Bank for Investment and Development of Vietnam (BIDV) also said demand for bank shares remained weak and a listing now would affect shareholders' interest, according to the Vietnam Economic Times newspaper.
The Hanoi-based bank's debut would be the biggest this year in Vietnam. The listing on the Ho Chi Minh Stock Exchange had initially been scheduled for June after the bank's initial public offering in December last year. In Vietnam, an IPO and listing are two separate processes.
"The bank would have no time to list this year and the government has agreed with the delay," a banking source familiar with BIDV's listing plan told Reuters. He did not elaborate.

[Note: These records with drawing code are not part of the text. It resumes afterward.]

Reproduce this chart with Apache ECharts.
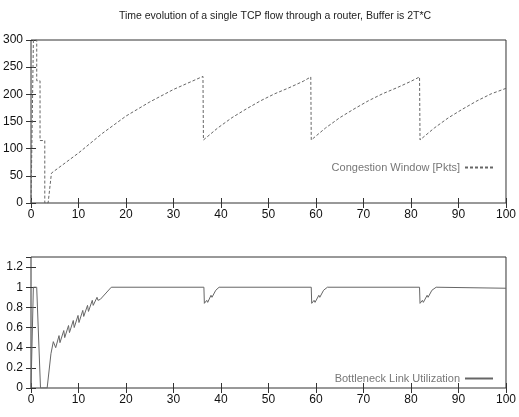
<!DOCTYPE html>
<html>
<head>
<meta charset="utf-8">
<script src="https://cdn.jsdelivr.net/npm/echarts@6/dist/echarts.min.js"></script>
<style>
  html, body { margin: 0; padding: 0; background: #fff; }
  #chart { width: 519px; height: 417px; }
</style>
</head>
<body>
<div id="chart"></div>
<script>
// congestion window (packets) vs time (s)
const cwndT = [0, 0.4, 0.5, 1.2, 1.2, 1.9, 1.9, 2.9, 2.9, 3.6, 4.3,
  10, 15, 20, 25, 30, 36.2,
  36.3, 39.3, 42.3, 45.3, 48.3, 51.3, 54.3, 57.3, 58.9,
  59.0, 62, 65, 68, 71, 74, 77, 80, 81.8,
  81.9, 84.9, 87.9, 90.9, 93.9, 96.9, 100]
const cwndV = [0, 0, 300, 300, 225, 225, 115, 115, 0, 0, 55,
  92, 128, 160, 186, 209, 233,
  116, 138, 157, 173, 188, 201, 212, 224, 232,
  116, 138, 157, 173, 188, 201, 212, 224, 232,
  116, 138, 157, 173, 188, 201, 211]

// bottleneck link utilization vs time (s)
const utilT = [0, 0.4, 0.5, 1.2, 2.0, 3.4, 4.2, 4.7,
  5.2, 5.9, 6.1, 6.9, 7.1, 7.9, 8.1, 8.9, 9.1, 9.9, 10.1, 10.9, 11.1, 11.9, 12.1, 12.9, 13.1, 13.9, 14.1, 14.6, 16.9,
  36.4, 36.5, 37.0, 37.2, 37.9, 38.1, 38.9, 39.1, 39.6,
  59.0, 59.1, 59.6, 59.8, 60.6, 60.8, 61.6, 61.8, 62.4,
  81.8, 81.9, 82.4, 82.6, 83.4, 83.6, 84.4, 84.6, 85.3, 100]
const utilV = [0, 0, 1, 1, 0, 0, 0.34, 0.46,
  0.40, 0.52, 0.45, 0.57, 0.50, 0.62, 0.55, 0.67, 0.60, 0.72, 0.65, 0.77, 0.71, 0.82, 0.76, 0.87, 0.82, 0.90, 0.87, 0.88, 1.0,
  1.0, 0.84, 0.87, 0.85, 0.92, 0.90, 0.97, 0.96, 1.0,
  1.0, 0.84, 0.87, 0.85, 0.92, 0.90, 0.97, 0.96, 1.0,
  1.0, 0.84, 0.87, 0.85, 0.92, 0.90, 0.97, 0.96, 1.0, 0.99]

const xTicks = [0, 10, 20, 30, 40, 50, 60, 70, 80, 90, 100]

const font = '"Liberation Sans", Arial, sans-serif'
const frame = '#333'

function bottomX(grid) {
  return {
    gridIndex: grid, type: 'value', min: 0, max: 100, interval: 10, position: 'bottom',
    axisLine: { show: false },
    axisTick: { inside: true, length: 5, lineStyle: { color: frame } },
    splitLine: { show: false },
    axisLabel: { fontFamily: font, fontSize: 12, color: '#111', margin: 6,
      formatter: v => xTicks.includes(v) ? String(v) : '' }
  }
}
function topX(grid) {
  return {
    gridIndex: grid, type: 'value', min: 0, max: 100, interval: 10, position: 'top',
    axisLine: { show: false },
    axisTick: { inside: true, length: 5, lineStyle: { color: frame } },
    splitLine: { show: false }, axisLabel: { show: false }
  }
}
function leftY(grid, max, interval, fmt) {
  return {
    gridIndex: grid, type: 'value', min: 0, max: max, interval: interval, position: 'left',
    axisLine: { show: false },
    axisTick: { inside: true, length: 5, lineStyle: { color: frame } },
    splitLine: { show: false },
    axisLabel: { fontFamily: font, fontSize: 12, color: '#111', margin: 8, showMaxLabel: fmt ? false : true,
      formatter: fmt || (v => String(v)) }
  }
}
function rightY(grid, max, interval) {
  return {
    gridIndex: grid, type: 'value', min: 0, max: max, interval: interval, position: 'right',
    axisLine: { show: false },
    axisTick: { inside: true, length: 5, lineStyle: { color: frame } },
    splitLine: { show: false }, axisLabel: { show: false }
  }
}

const chart = echarts.init(document.getElementById('chart'), null, { renderer: 'canvas' })
chart.setOption({
  animation: false,
  backgroundColor: '#fff',
  title: {
    text: 'Time evolution of a single TCP flow through a router, Buffer is 2T*C',
    left: 270, top: 6, textAlign: 'center',
    textStyle: { fontFamily: font, fontSize: 10.5, fontWeight: 'normal', color: '#222' }
  },
  grid: [
    { left: 31, top: 40, width: 478, height: 163, show: true, borderColor: frame, borderWidth: 1 },
    { left: 31, top: 257, width: 479, height: 131, show: true, borderColor: frame, borderWidth: 1 }
  ],
  legend: [
    { data: ['Congestion Window [Pkts]'], right: 20, top: 157, align: 'right',
      itemWidth: 28, itemHeight: 8, itemGap: 8,
      itemStyle: { opacity: 0 },
      textStyle: { fontFamily: font, fontSize: 11, color: '#777' } },
    { data: ['Bottleneck Link Utilization'], right: 20, top: 368, align: 'right',
      itemWidth: 28, itemHeight: 8, itemGap: 8,
      itemStyle: { opacity: 0 },
      textStyle: { fontFamily: font, fontSize: 11, color: '#777' } }
  ],
  xAxis: [bottomX(0), topX(0), bottomX(1), topX(1)],
  yAxis: [
    leftY(0, 300, 50), rightY(0, 300, 50),
    leftY(1, 1.3, 0.2, v => (v > 1.25 ? '' : String(Math.round(v * 10) / 10))), rightY(1, 1.3, 0.2)
  ],
  series: [
    {
      name: 'Congestion Window [Pkts]', type: 'line', xAxisIndex: 0, yAxisIndex: 0,
      data: cwndT.map((t, i) => [t, cwndV[i]]),
      showSymbol: false, symbol: 'none', clip: true,
      lineStyle: { color: '#666', width: 1, type: [3, 2] },
      itemStyle: { color: '#666' }
    },
    {
      name: 'Bottleneck Link Utilization', type: 'line', xAxisIndex: 2, yAxisIndex: 2,
      data: utilT.map((t, i) => [t, utilV[i]]),
      showSymbol: false, symbol: 'none', clip: true,
      lineStyle: { color: '#666', width: 1 },
      itemStyle: { color: '#666' }
    }
  ]
})
</script>
</body>
</html>
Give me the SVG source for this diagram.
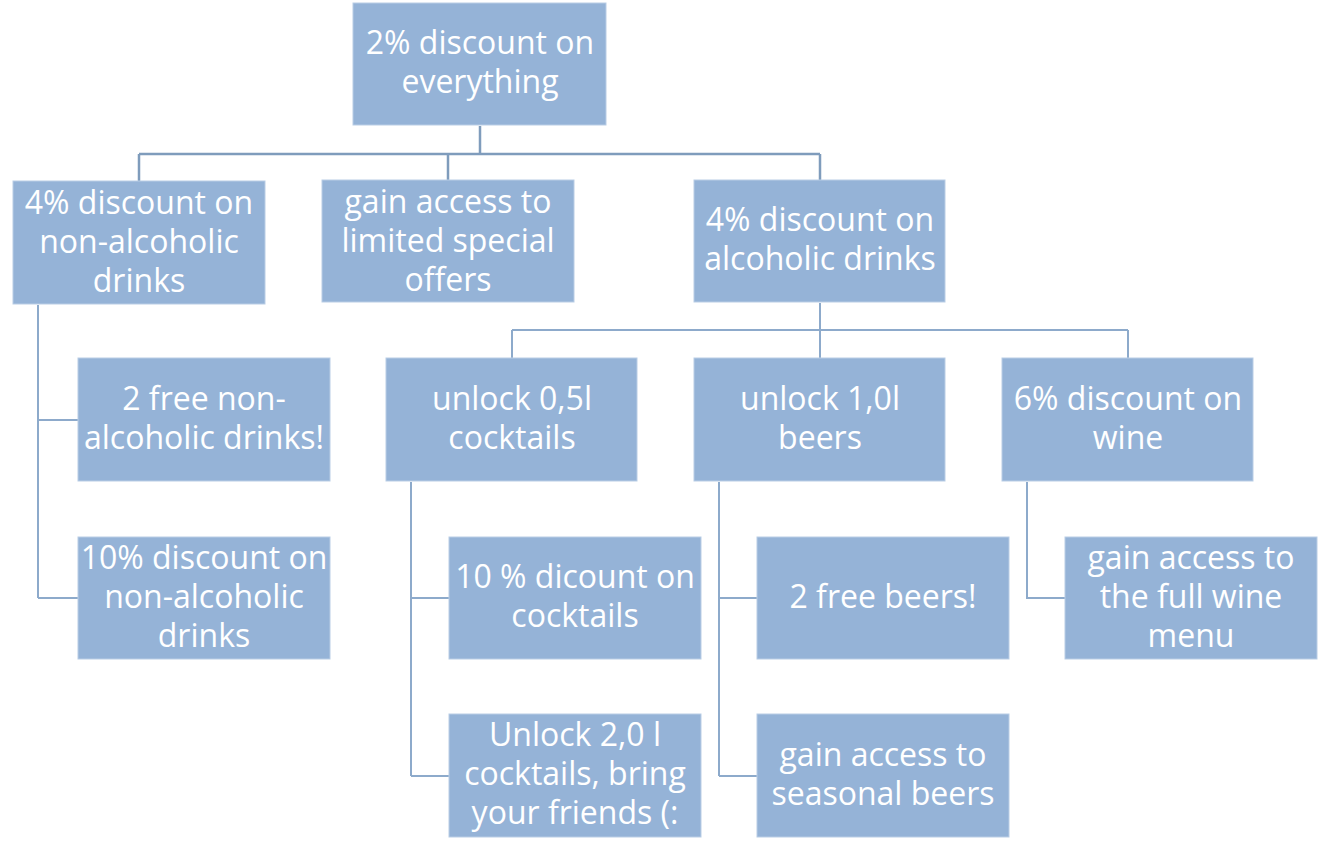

Four years of economic volatility and sky-high inflation, coupled with tumbling asset prices, have put the Vietnamese banking system under strain.
The slowdown in economic growth, which the government forecast at 5.1 percent this year compared with an earlier target of 6.0 to 6.5 percent, has saddled businesses with rising debt and boosted the banking system's bad-debt ratio to 8.82 percent as of end-September.
BIDV said its bad debt rose to 3.29 percent of loans at the end of June from 2.96 percent in 2011.
Vietnam's banking system is expected to post credit growth of around 6 percent this year, a government official said early this month, slowing from an expansion of 14.41 percent in 2011.
BIDV posted lending growth of 10.83 percent at the end of June against December 31, 2011, compared with its target of 17 percent for the whole of 2012, it said in the prospectus issued in October when it secured the listing licence.
BIDV said its lending in 2011 expanded 16.8 percent from the previous year, while the capital adequacy ratio rose to 11.07 percent from 9.53 percent in 2009.
The VN-Index has fallen 20 percent from the year's high of 492.44 points reached on May 8.